Demand for Fireproof Construction
"No one can look at the smoldering ruins without a sensation of astonishment at the fatuity and utter improvidence with which books and papers of such vast consequence have been so long trusted to any other than a fireproof building. The few scattering vaulted rooms in the building entirely escaped the flames; and had the hole building been similarly constructed the fire could not have occurred, or if, through extreme carelessness, it had occurred would have been confined to the room in which it originated.

"Where was the watchman of the building? is a natural question. He was, we hear, sick at home; and the youth who substituted for him was so sound asleep that he was perhaps only saved from being burned alive by those who broke open the doors and roused him. Had he been ever so wide-awake, however, unless he had happened to inspect the particular room where the fire began, the alarm from outside might have been his first notice.

"We were glad to observe that creditable exertions were made by the proper officers yesterday to collect and secure the scattered books and papers, to that by 2 o'clock in the day they were safely housed."

Guarded by Watchmen
At that date there were very simple arrangements made to protect the department buildings. A few watchmen were employed at each, and it was customary at the Treasury for two watchmen to see that everything was secure under lock and key and that the fires were arranged to keep safely until morning. One of these watchmen remained all night, but was permitted to lie down and sleep at 10 o'clock. On the occasion of the fire the regular watchman was sick, and his son was substituting for him.

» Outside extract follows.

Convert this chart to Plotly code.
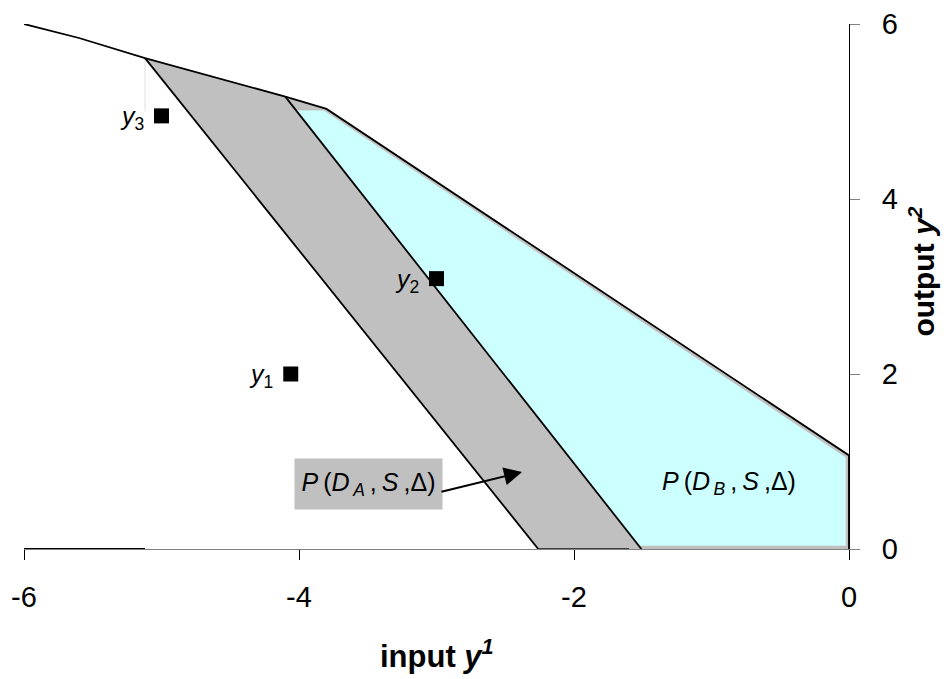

At a few minutes past 2 o'clock that morning a resident, who was out to call a doctor, noticed the reflection of the flames on a window near the center of the second story. He immediately went to the doors and found them locked, and, being joined by others the door was forced and the young watchman roused from his sleep. The engine of the department was at once gotten out, but was found to be not in order. A cry of fire was at once raised, and in a little time drew out a small number of persons, not over 250 in all. Among these were the secretary, Louis McLane, and several of the bureau chiefs and clerks. Seeing that the building itself was doomed, most of the efforts were made to save the books and papers. These were hurriedly carried to the yard and subsequently to the houses of Mr. Caustin and others on the east side of the street.

Clerks Brave Flames
The clerks and others worked in removing the papers from the second story until the floor was burned through and sparks were falling upon them. The wind was blowing from the southwest, carrying masses of burning paper to the roof of the Bank of the Metropolis building, and this required the attention of the firemen. Among the fire companies which responded were the Franklin, from 14th street and the Avenue; the Union, from the West Market; the Washington, from 7th street near E street, and the Vigilant, from Georgetown.

The Columbia, from Capitol Hill, was late in arriving, owing to the condition of Pennsylvania avenue. The fire being extinguished, Secretary McLane set about providing quarters for the department, and, securing the five three-story buildings on the south side of Pennsylvania avenue at 15th street, at once took possession, and business was resumed April 3.

President Orders Inquiry
President Jackson at once directed an investigation by the cabinet and Chief Justice Cranch. No less than fifty-seven witnesses were examined, and it was shown that the building had been securely closed and every precaution had been taken as to the fires, and the calamity had not resulted form any neglect or inattention. It, however, appeared that there had been some question raised as to the accounts of Mr. Laub, the disbursing officer, in whose room the fire originated, and as he was not seen at the fire that morning, he was suspected of knowing something of its origin.

The government alleged that he was a defaulter in over $11,000, and entered a suit on his bond, and he was also indicted for setting the building on fire. He was tried a few years afterward, but in both cases was fully vindicated, the verdicts being in his favor. It was clearly shown that the burning was instigated by other parties interested in destroying evidences of fraud.